Cette petite station de bateliers et de pêcheurs, cantonnée dans une île, tenait un précieux gage d’avenir dans le fleuve dont les ramifications l’enveloppaient. Le fleuve fut l’âme de la ville grandissante. Celle-ci se dessine autour de lui, se moule également à ses deux rives, elle le suit pendant les 12 kilomètres de la courbe immense et vraiment souveraine qu’il trace entre ses murs. Bien ouvert par son orientation aux rayons du soleil, dont les premiers feux l’éclairent et dont les feux couchants illuminent un des plus merveilleux panoramas urbains qu’on puisse voir, le fleuve trace à travers la ville un grand courant d’air et de lumière. Il fait essentiellement partie de l’esthétique parisienne. Il s’associe aux scènes pittoresques que représentent les vieilles estampes, quand ses rives d’aval, encombrées de barques et couronnées de moulins, donnaient encore librement accès aux troupeaux. Il reflète aussi sa physionomie historique. Dans la courbe bordée d’édifices, qui va de Notre-Dame à la place de la Concorde en passant par le Louvre, se déroulent successivement la gravité du XIIIe siècle, la grâce de la Renaissance, l’élégance du XVIIIe siècle.


II LA SEINE À PARIS

Paris pourrait donner à son fleuve les qualifications reconnaissantes qu’obtiennent de leurs riverains le Volga, le Rhin ou le Gange. La Seine centralise à son profit toutes les ressources du Bassin. Entre Romilly et Paris, en 130 kilomètres, elle reçoit coup sur coup presque tous ses affluents. Il ne faut pas juger de la Seine d’après ses humbles débuts et la longueur modeste de son cours. Elle a sa grandeur, faite d’accroissement progressif, d’harmonie élégante, reflet de la beauté paisible des campagnes où s’écoulent ses eaux. Jusqu’à Montereau, c’est une rivière d’un débit restreint[1], croissant lentement lorsque les pluies prolongées de l’hiver ont élevé le niveau des sources de son bassin, et tamisant alors d’un flot limpide les prairies pendant des semaines. Sa pente, déjà très ménagée, diminue encore et n’est plus que de 10 centimètres par mètre aux approches de Paris, trois fois moindre que celle de la Loire à Orléans.

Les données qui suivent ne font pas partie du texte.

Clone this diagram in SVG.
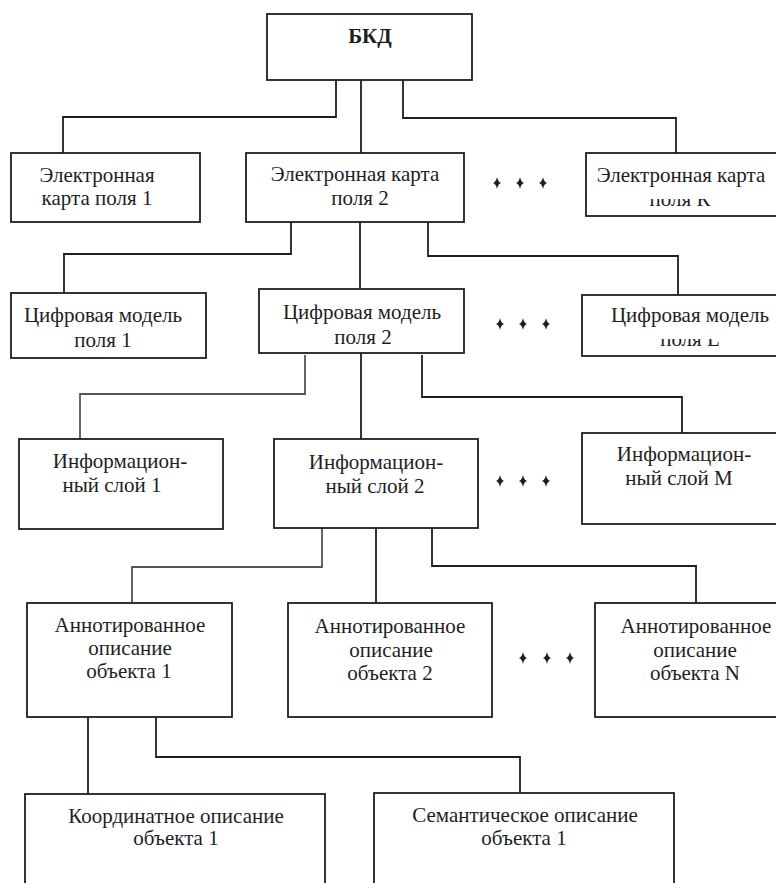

Elle triple de volume et double de largeur par l’arrivée de l’Yonne, cours d'eau plus puissant et surtout plus irrégulier, dont les crues, notamment « les bouillons de mai » peuvent monter jusqu’à 1 200 mètres cubes par seconde. Mais elles sont écoulées quand la Seine entre à son tour en crue. Enfin, lorsque la Marne a versé son flot vert, mais souvent trouble, qui se mêle peu à peu entre les quais de Paris aux teintes plus foncées de la Seine, le débit du fleuve s’accroît encore d’un tiers ; désormais, dans ses plus faibles moments, il ne descend plus au-dessous de 45 mètres cubes. Le régime est dès lors équilibré. Amortie par la pente et par la grande

  1. Entre 100 et 300 mètres cubes par seconde.